Saudi-led airstrikes will continue in Yemen until rebel Houthi militants disarm and agree to restore exiled President Abdu Rabu Mansour Hadi, Adel Jubeir, the Saudi ambassador to the United States, told reporters Wednesday.
"Iran has no role to play in Yemen," Jubeir said. "Iran, last time I checked, does not have a border with Yemen."
The Sunni Muslim kingdom of Saudi Arabia, which is Shiite Iran's regional rival, shares a rugged 1,000-mile-long land border with Yemen.
On Tuesday, Iranian Foreign Minister Mohammad Javad Zarif had proposed a cease-fire to be followed by Iranian-backed negotiations to form a new government in Sana, the capital.
Fighters aligned with the Houthis, a Shiite minority group from northern Yemen, seized control of Sana last fall. They now control much of the country's west and north, and in recent weeks have pushed south to Aden, the country's major seaport, forcing the U.S.-backed president to flee.
The Obama administration has said Tehran has provided weapons, training and military advisors to the Houthis, although they are not considered under Iranian control.
A coalition of Sunni Arab nations led by Saudi Arabia, and supported by the United States, entered the war on March 25 with airstrikes and a naval blockade aimed at reversing the Houthis' gains and restoring Hadi to power.
Analysts say the war appears at an impasse, with rebel fighters dug in or hiding in urban areas, while forces loyal to Hadi's government are largely on the defensive.
Jubeir said Wednesday that Operation Decisive Storm has destroyed "much of the military infrastructure" of the militants and pushed them out of parts of Aden.

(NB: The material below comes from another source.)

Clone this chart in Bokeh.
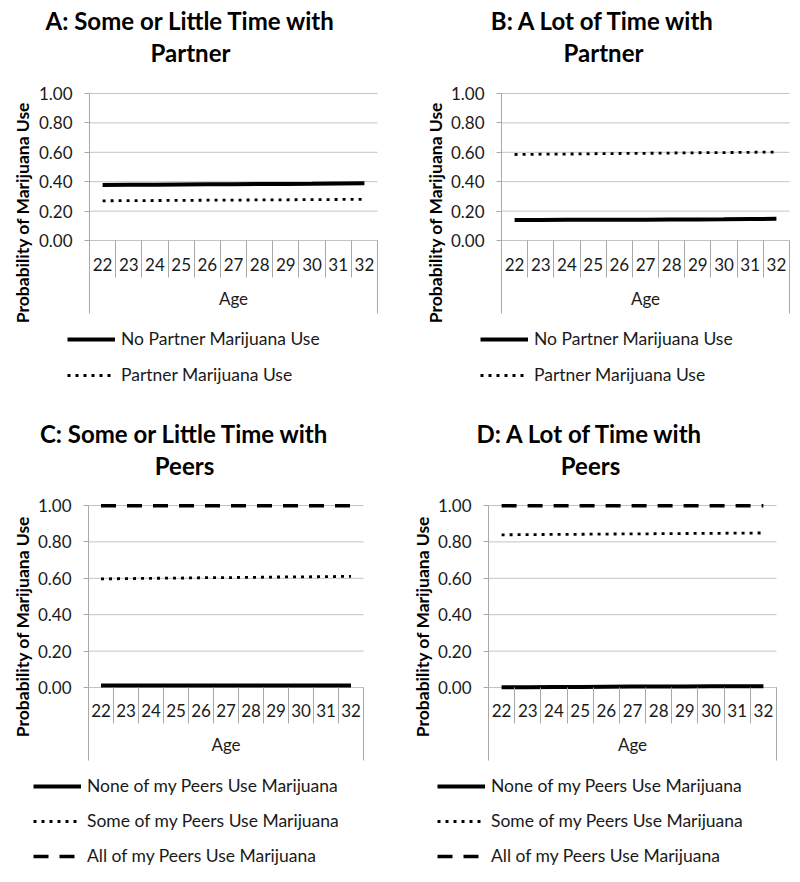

The warplanes also have targeted military brigades that defected from Hadi's security forces and are loyal to his predecessor, Ali Abdullah Saleh, who was deposed in 2012.
The airstrikes have destroyed key stores of ballistic missiles, helicopters and communications networks, Jubeir said.

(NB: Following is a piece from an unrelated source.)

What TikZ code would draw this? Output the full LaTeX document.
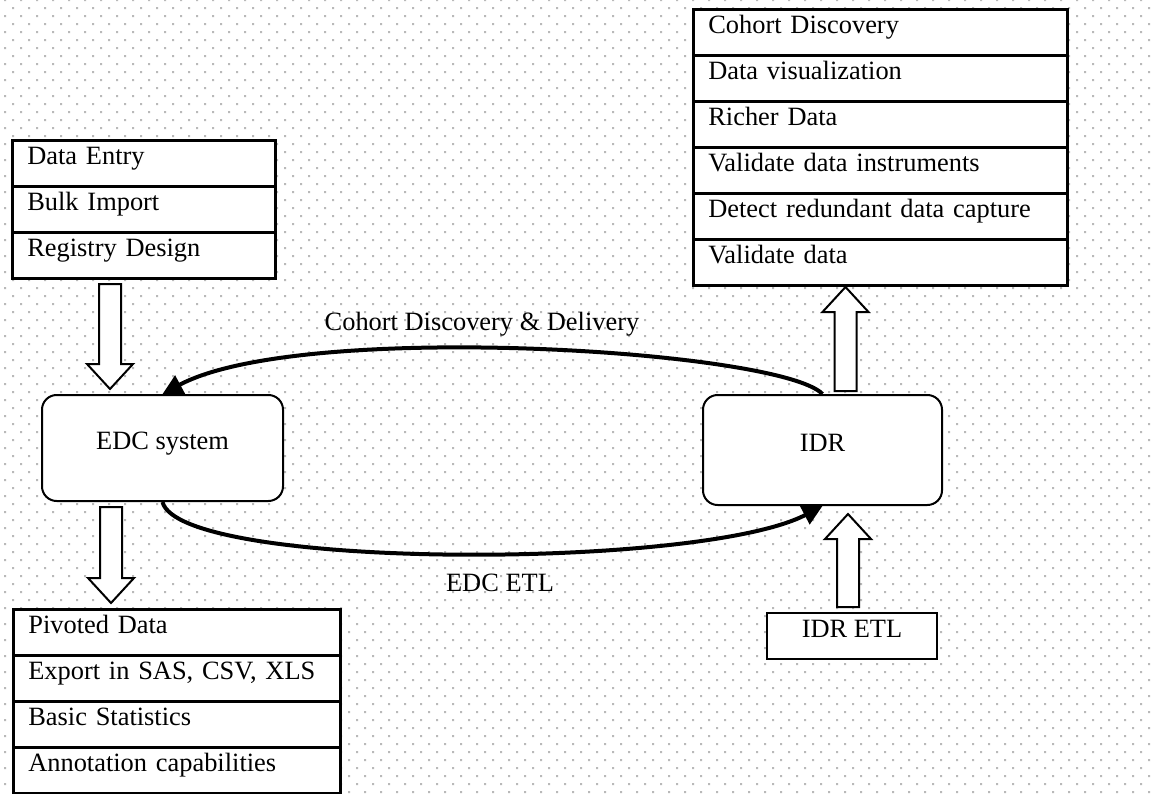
\documentclass[tikz,border=0pt]{standalone}
\usepackage{fontspec}
\setmainfont{Liberation Serif}
\usetikzlibrary{arrows.meta}
\definecolor{dotc}{RGB}{185,185,185}
\newcommand\blockarrowv[3]{% x, y tail, y tip
  \pgfmathsetmacro\bkhb{#3+25*sign(#2-#3)}
  \draw[blk] ({#1-11},#2) -- ({#1-11},\bkhb) -- ({#1-23},\bkhb) -- (#1,#3) -- ({#1+23},\bkhb) -- ({#1+11},\bkhb) -- ({#1+11},#2) -- cycle;}
\begin{document}
\begin{tikzpicture}[x=0.75pt,y=-0.75pt,
  every node/.style={font=\fontsize{19.8}{23.6}\selectfont},
  cell/.style={draw, line width=2pt, fill=white, anchor=north west, minimum height=34.5pt,
    inner xsep=11.25pt, inner ysep=0pt, align=left, text height=13.8pt, text depth=11.8pt},
  rbox/.style={draw, line width=1.5pt, fill=white, rounded corners=11pt, inner sep=0pt,
    text height=13.8pt, text depth=11.8pt},
  sbox/.style={draw, line width=2pt, fill=white, inner sep=0pt,
    text height=13.8pt, text depth=11.8pt},
  blk/.style={draw, line width=1.5pt, fill=white, line join=miter},
  conn/.style={line width=3pt, -{Triangle[length=15pt,width=15pt]}},
  lab/.style={anchor=base, inner sep=0pt}
]
\useasboundingbox (0,0) rectangle (1156,793);
\fill[white] (0,0) rectangle (1156,793);
% dotted background grid
\fill[dotc] \foreach \i in {0,...,72} {\foreach \j in {0,...,49} {
  ({5+16*\i-1},{16*\j-1}) rectangle +(2,2) ({13+16*\i-1},{8+16*\j-1}) rectangle +(2,2)}};

% input list
\foreach [count=\i] \t in {Data Entry,Bulk Import,Registry Design}
  \node[cell, text width=174.75pt] (in\i) at (11,{139+46*(\i-1)}) {\t};
% output list
\foreach [count=\i] \t in {Pivoted Data,{Export in SAS, CSV, XLS},Basic Statistics,Annotation capabilities}
  \node[cell, text width=222.75pt] (out\i) at (12,{608+46*(\i-1)}) {\t};
% IDR features list
\foreach [count=\i] \t in {Cohort Discovery,Data visualization,Richer Data,Validate data instruments,Detect redundant data capture,Validate data}
  \node[cell, text width=258pt] (feat\i) at (692,{8+46*(\i-1)}) {\t};

% main systems
\node[rbox, minimum width=180.75pt, minimum height=79.5pt] (edc) at (162.5,448) {EDC system};
\node[rbox, minimum width=179.25pt, minimum height=82.5pt] (idr) at (822.5,450) {IDR};
\node[sbox, minimum width=127.5pt, minimum height=34.5pt] (etl) at (852,636) {IDR ETL};

% block arrows
\blockarrowv{110}{284}{389}
\blockarrowv{111}{507}{603}
\blockarrowv{845.5}{391}{287}
\blockarrowv{848}{607}{514}

% curved connectors
\draw[conn] (idr.north) .. controls (780,350) and (300,320) .. (edc.north);
\draw[conn] (edc.south) .. controls (180,570) and (700,570) .. (idr.south);

% labels
\node[lab] (lab1) at (482,330) {Cohort Discovery \& Delivery};
\node[lab] (lab2) at (500,591.5) {EDC ETL};
\end{tikzpicture}
\end{document}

The Saudis have not targeted schools and hospitals, he said, but rebel forces have "been hiding in civilian areas, making it difficult to go after them."
The United Nations high commissioner for human rights, Zeid Raad Hussein, said this week that at least 364 civilians have lost their lives since the airstrikes began, and 681 have been injured. Dozens of public buildings, including hospitals, schools, airports and mosques have been destroyed in airstrikes, shelling and other attacks, he said.

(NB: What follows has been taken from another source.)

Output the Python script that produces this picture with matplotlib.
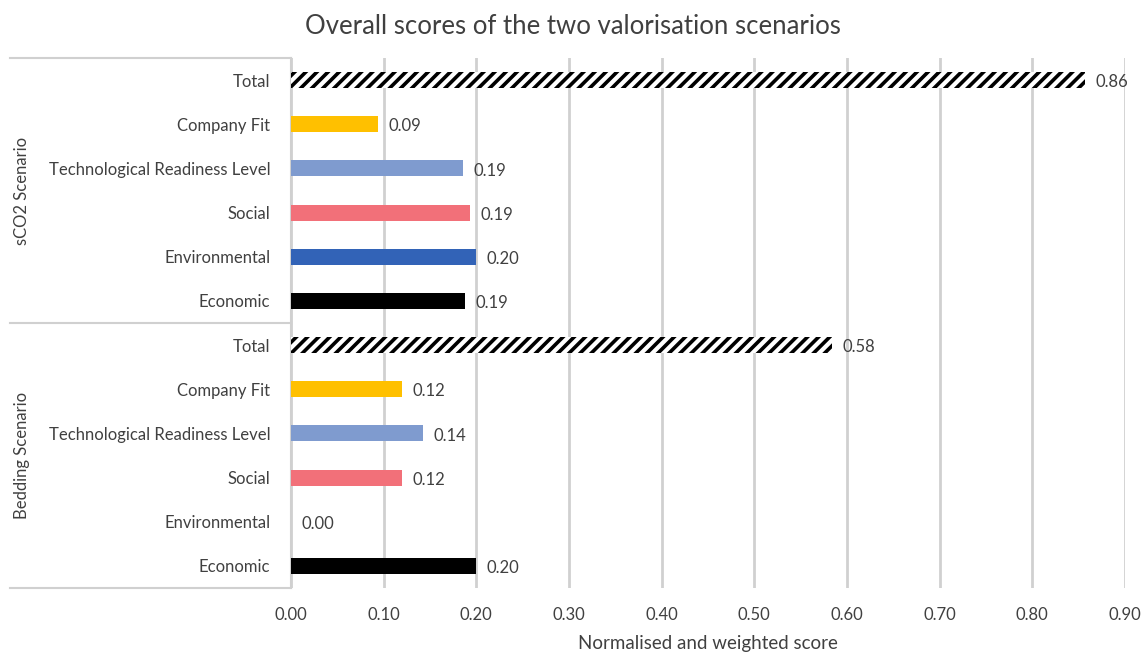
import matplotlib
matplotlib.use("Agg")
import matplotlib.pyplot as plt
import numpy as np

plt.rcParams['font.family'] = ['Lato', 'DejaVu Sans']
plt.rcParams['hatch.linewidth'] = 2.6

# --- Data ---
groups = ["sCO2 Scenario", "Bedding Scenario"]
categories = ["Total", "Company Fit", "Technological Readiness Level",
              "Social", "Environmental", "Economic"]
sco2_scores = [0.857, 0.094, 0.186, 0.193, 0.200, 0.188]
bedding_scores = [0.584, 0.120, 0.143, 0.120, 0.000, 0.200]
score_labels_sco2 = ["0.86", "0.09", "0.19", "0.19", "0.20", "0.19"]
score_labels_bedding = ["0.58", "0.12", "0.14", "0.12", "0.00", "0.20"]
xticks = np.arange(0, 0.91, 0.1)

COLORS = {
    "Total": "white",
    "Company Fit": "#FFC000",
    "Technological Readiness Level": "#7F9BCF",
    "Social": "#F27079",
    "Environmental": "#3263B7",
    "Economic": "#000000",
}
TEXT = "#404040"
FS = 12

fig = plt.figure(figsize=(11.46, 6.53), dpi=100)
ax = fig.add_axes([0.2539, 0.0995, 0.9817 - 0.2539, 0.9112 - 0.0995])

n = len(categories)
values = sco2_scores + bedding_scores
texts = score_labels_sco2 + score_labels_bedding
cats = categories + categories
ypos = np.arange(2 * n)

for y, v, c, t in zip(ypos, values, cats, texts):
    if c == "Total":
        ax.barh(y, v, height=0.36, color="white", edgecolor="black",
                hatch="///", linewidth=0, zorder=3)
    else:
        ax.barh(y, v, height=0.36, color=COLORS[c], linewidth=0, zorder=3)
    ax.text(v + 0.011, y + 0.05, t, va="center", ha="left",
            fontsize=FS, color=TEXT)

ax.set_ylim(2 * n - 0.5, -0.5)
ax.set_xlim(0, 0.9)
ax.set_yticks(ypos)
ax.set_yticklabels(cats, fontsize=FS, color=TEXT)
ax.set_xticks(xticks)
ax.set_xticklabels([f"{x:.2f}" for x in xticks], fontsize=FS, color=TEXT)
ax.tick_params(axis="y", length=0, pad=15)
ax.tick_params(axis="x", length=0, pad=14)

ax.grid(axis="x", color="#D0D0D0", linewidth=2, zorder=0)
for s in ["top", "right", "bottom"]:
    ax.spines[s].set_visible(False)
ax.spines["left"].set_color("#D0D0D0")
ax.spines["left"].set_linewidth(1.5)

# group separators and labels on the category axis
trans = ax.get_yaxis_transform()
sep_x0 = -(291 - 10) / (1125 - 291)
for yb in [-0.5, n - 0.5, 2 * n - 0.5]:
    ax.plot([sep_x0, 0], [yb, yb], transform=trans, color="#D0D0D0",
            linewidth=1.5, clip_on=False)
label_x = -(291 - 22) / (1125 - 291)
for i, g in enumerate(groups):
    ax.text(label_x, i * n + (n - 1) / 2, g, transform=trans, rotation=90,
            va="center", ha="center", fontsize=FS, color=TEXT)

ax.set_xlabel("Normalised and weighted score", fontsize=13.5, color=TEXT,
              labelpad=8)
fig.suptitle("Overall scores of the two valorisation scenarios", fontsize=18.5,
             color=TEXT, y=0.978)

fig.savefig("out.png", dpi=100)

U.S. diplomats and special forces troops withdrew from Yemen in recent weeks as the fighting intensified, but officials said counter-terrorism operations against Al Qaeda in the Arabian Peninsula would continue. A drone strike in Yemen this week reportedly killed a senior cleric of the terrorist group.
A U.N. Security Council resolution approved Tuesday warned of a "significant and rapidly deteriorating" humanitarian crisis in Yemen and imposed an arms embargo intended to block shipments of weapons going to the Houthi militias. The rebels denounced the vote as supporting "aggression."
The U.N. resolution also calls on the Houthis to withdraw from areas they have seized, including Sana. About 14 countries voted to pass the resolution while one, Russia, abstained.